Monday, April 14, 2008

The Perfect Man

I would love to tell you that I am one of those perfect men. You know, the guys many of us other guys secretly hate because they always seem to be there for their significant others. They'll do the cooking, cleaning, and shopping. With a smile on their face to boot. They never forget a date held in high esteem by their partners. Bad example setters IMO.

I have my moments when I am like these guys. But for the most part, I pretty much fall way short of the perfect man. I am not proud of this fact. Nor am I ashamed. I am what I am and well, there it is.

So my wife and I went out for Sunday breakfast yesterday. She had 2 appointments with tax clients later. One at 10 AM and one at 11 AM. Last minute tax panic from folks who always wait too long. Drives my wife crazy, but she makes good coinage from these people. Often getting paid twice. Once to extend the deadline and then again when the forms are finally filed later.

Regardless, tax season around my house is a bitch. I am used to it now. I realize that Bobbi Ann's frequent venting is not aimed at me particularly, but just her using me as a whipping boy. Part of the gig when married to an accountant.

As this tale is beginning to spiral out of control, I will get to the point.

Just as we get ready to enter the Sunny Side Diner, her cell phone rings. (Damn, I hate those things.) It is her 10 O'clock cancelling. Cooling her heels for an extra hour in town until her later appointment does not brighten her end of the tax season mood. Breakfast begins with that familiar feeling that I am in trouble again.

Out of the blue, and I do not have clue what came over me, I suggest we go grocery shopping. It was the "we" part that caught her short. Pretty much shut down the tax talk. I hurried along with the thought and said it would be a very productive use of that extra hour. My wife is productive if nothing else. The woman kicks ass in the efficiency arena. Made some serious points with that suggestion.
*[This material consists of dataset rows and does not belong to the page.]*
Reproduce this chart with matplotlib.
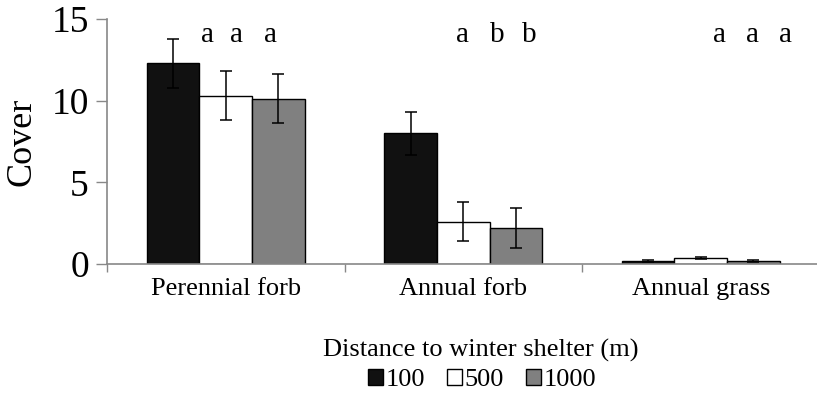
import numpy as np
import matplotlib.pyplot as plt
from matplotlib.patches import Patch

plt.rcParams['font.family'] = ['Liberation Serif', 'DejaVu Serif']

categories = ["Perennial forb", "Annual forb", "Annual grass"]
distances = ["100", "500", "1000"]
cover_100 = [12.3, 8.0, 0.2]
cover_500 = [10.3, 2.6, 0.35]
cover_1000 = [10.1, 2.2, 0.2]
err_100 = [1.5, 1.3, 0.06]
err_500 = [1.5, 1.2, 0.06]
err_1000 = [1.5, 1.2, 0.06]
letters = [["a", "a", "a"], ["a", "b", "b"], ["a", "a", "a"]]

colors = ["#111111", "#ffffff", "#808080"]
series = [cover_100, cover_500, cover_1000]
errors = [err_100, err_500, err_1000]

fig = plt.figure(figsize=(8.17, 3.94), dpi=100)
ax = fig.add_axes([0.131, 0.330, 0.872, 0.622])

x = np.arange(len(categories))
w = 0.222
for i, (vals, errs) in enumerate(zip(series, errors)):
    ax.bar(x + (i - 1) * w, vals, w, color=colors[i], edgecolor="black", linewidth=1.0,
           yerr=errs, capsize=4.5, error_kw=dict(elinewidth=1.1, capthick=1.1, ecolor="black"),
           zorder=2)

# significance letters (offsets)
letter_offsets = [[-0.079, 0.047, 0.19], [-0.005, 0.142, 0.277], [0.081, 0.216, 0.358]]
for ci in range(len(categories)):
    for j in range(3):
        ax.text(x[ci] + letter_offsets[ci][j], 14.0, letters[ci][j], ha="center", va="center",
                fontsize=21)

ax.set_ylim(0, 15)
ax.set_xlim(-0.5, 2.5)
ax.set_yticks([0, 5, 10, 15])
ax.tick_params(axis="y", labelsize=27, length=8, color="#888888", width=1, pad=5)
ax.set_ylabel("Cover", fontsize=26, labelpad=9)

ax.set_xticks([-0.5, 0.5, 1.5, 2.5])
ax.set_xticklabels([])
ax.set_xticks(x, minor=True)
ax.set_xticklabels(categories, minor=True)
ax.tick_params(axis="x", which="major", length=6, color="#888888", width=1)
ax.tick_params(axis="x", which="minor", length=0, labelsize=19, pad=10)

for s in ["top", "right"]:
    ax.spines[s].set_visible(False)
for s in ["left", "bottom"]:
    ax.spines[s].set_color("#888888")
    ax.spines[s].set_linewidth(1.2)

fig.text(0.588, 1 - 350 / 394, "Distance to winter shelter (m)", ha="center", va="center",
         fontsize=19)
handles = [Patch(facecolor=c, edgecolor="black", linewidth=1.0) for c in colors]
fig.legend(handles, distances, ncol=3,
           loc="center", bbox_to_anchor=(0.59, 1 - 380 / 394), frameon=False, fontsize=19,
           handlelength=0.55, handleheight=0.55, handletextpad=0.1,
           columnspacing=0.85, borderpad=0, labelspacing=0)

fig.savefig("out.png", dpi=100)
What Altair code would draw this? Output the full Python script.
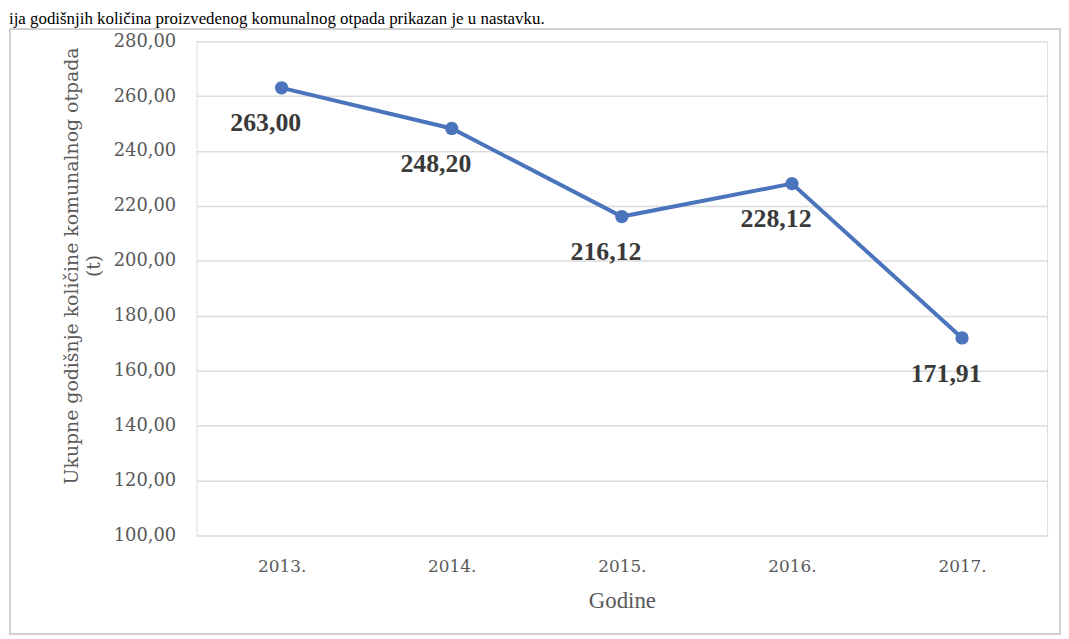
import altair as alt
import pandas as pd

# Data
years = ["2013.", "2014.", "2015.", "2016.", "2017."]
values = [263.00, 248.20, 216.12, 228.12, 171.91]
y_ticks = [100, 120, 140, 160, 180, 200, 220, 240, 260, 280]

top_text = "ija godišnjih količina proizvedenog komunalnog otpada prikazan je u nastavku."
y_title = ["Ukupne godišnje količine komunalnog otpada", "(t)"]
x_title = "Godine"

df = pd.DataFrame({"year": years, "value": values})

W, H = 857, 498
LINE_COLOR = "#4a74bb"
AXIS_FONT = "DejaVu Serif"
SERIF = "Liberation Serif"

x_enc = alt.X(
    "year:N",
    sort=years,
    scale=alt.Scale(type="point", padding=0.5),
    axis=alt.Axis(
        title=x_title,
        titleFont=SERIF,
        titleFontSize=23,
        titleFontWeight="normal",
        titleColor="#595959",
        titleY=66,
        titleBaseline="middle",
        labelFont=AXIS_FONT,
        labelFontSize=17,
        labelColor="#595959",
        labelAngle=0,
        labelBaseline="middle",
        labelPadding=31,
        ticks=False,
        tickSize=0,
        domain=False,
        grid=False,
    ),
)

y_enc = alt.Y(
    "value:Q",
    scale=alt.Scale(domain=[100, 280], nice=False, zero=False),
    axis=alt.Axis(
        title=y_title,
        titleFont=AXIS_FONT,
        titleFontSize=19,
        titleFontWeight="normal",
        titleColor="#595959",
        titleAngle=-90,
        titleX=-126,
        titleY=226,
        titleBaseline="middle",
        titleAlign="center",
        titleLineHeight=22,
        values=y_ticks,
        labelExpr="replace(format(datum.value, '.2f'), '.', ',')",
        labelFont=AXIS_FONT,
        labelFontSize=18,
        labelColor="#595959",
        labelPadding=21,
        ticks=False,
        tickSize=0,
        domain=False,
        grid=True,
        gridColor="#dcdcdc",
        gridWidth=1.5,
    ),
)

base = alt.Chart(df)

line = base.mark_line(color=LINE_COLOR, strokeWidth=4).encode(x=x_enc, y=y_enc)
points = base.mark_point(filled=True, color=LINE_COLOR, size=180, opacity=1).encode(
    x=alt.X("year:N", sort=years), y="value:Q"
)
labels = (
    base.transform_calculate(lbl="replace(format(datum.value, '.2f'), '.', ',')")
    .mark_text(
        font=SERIF,
        fontSize=26,
        fontWeight="bold",
        color="#3a3a3a",
        dx=-16,
        dy=36,
        align="center",
        baseline="middle",
    )
    .encode(x=alt.X("year:N", sort=years), y="value:Q", text="lbl:N")
)

# decorative frame and caption line above the chart
frame = base.mark_rect(
    fill=None, stroke="#cfcfcf", strokeWidth=1.5
).encode(
    x=alt.value(-188), x2=alt.value(870), y=alt.value(-12), y2=alt.value(597)
)
caption = base.mark_text(
    text=top_text, font=SERIF, fontSize=17, color="#000000", align="left", baseline="alphabetic"
).encode(x=alt.value(-189), y=alt.value(-17))

chart = (
    alt.layer(frame, line, points, labels, caption.transform_filter("datum.year == '2013.'"))
    .properties(
        width=W,
        height=H,
        autosize=alt.AutoSizeParams(type="none"),
        padding={"left": 190, "top": 31, "right": 14, "bottom": 102},
    )
    .configure_view(stroke="transparent", strokeWidth=0, strokeOpacity=0)
    .configure(background="white")
)

chart.save("out.html", embed_options={"renderer": "svg", "actions": False})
We hit Hannaford without the list and began shopping. Me pushing the cart and her with a wary eye on me to make sure I don't go juvenile and begin making motor sounds and screeching brakes sounds as I burn rubber turning into another aisle. As we cruise through each aisle I am impressed with how high food prices have gone. Seems that $140 we spent to just get essentials used to cost under $100 not so long ago.

The last aisle we hit is the personal hygiene aisle. Deodorant, shampoo, conditioner, and toothpaste. I remember that I am out of toothpaste. Bobbi tells me where to look for Crest toothpaste. Down at the end on the left.

Well, I was certainly surprised and confused when I found the Crest section. Not remembering just what type of Crest I had used last only made it worse. Facing me on 5 shelves stretching 6 feet or so was a wall of Crest toothpaste. There must have been 30 different kinds. Scope Crest, Super Scope Crest, Spiderman Crest, Barbie Crest, Tartar Crest in 10 varieties, whitening Crest in 10 varieties, 20 different Gels, striped, Baking Soda,.........................Lord help me I cannot make up my mind.

I just wanted some toothpaste. Basic stuff to rid my teeth of that nasty feeling and taste in my mouth from the previous day's activities. Yet here was a wall of choices with each one carefully presented to seduce me into a new direction for my dental care. I must have been there too long. Obviously frustrated by my hesitation, my wife reaches down and snatches one from the bottom row and says, "This is what you use."

Suddenly those wife points I had won over breakfast not an hour previous, melted away as if they had never existed. The perfect man would have remembered what toothpaste he used.

2 comments:

Noah said...

I do my share of cooking and grocery shopping, but God help me if I ever have to stop making revving, screeching noises while fishtailing the shopping cart all over the store.

El Cerdo Ignatius said...

Ay, but who's perfect enough to remember what type of toothpaste we last used? As you say, there are too many choices now.

You may remember that TV commercial back in the 70's, when two old codgers are talking about Crest toothpaste. The first man likes Crest, the second man doesn't. The second one is eventually won over after an argument. Then another erupts:

1st: "Get the regular flavour."
2nd: "But the kids might like mint."
1st: "Regular flavour!"
2nd: "Mint!"
1st: "Regular flavour!!"
2nd: "Mint!!"

Regular, and mint. Nothing else. Those were the days.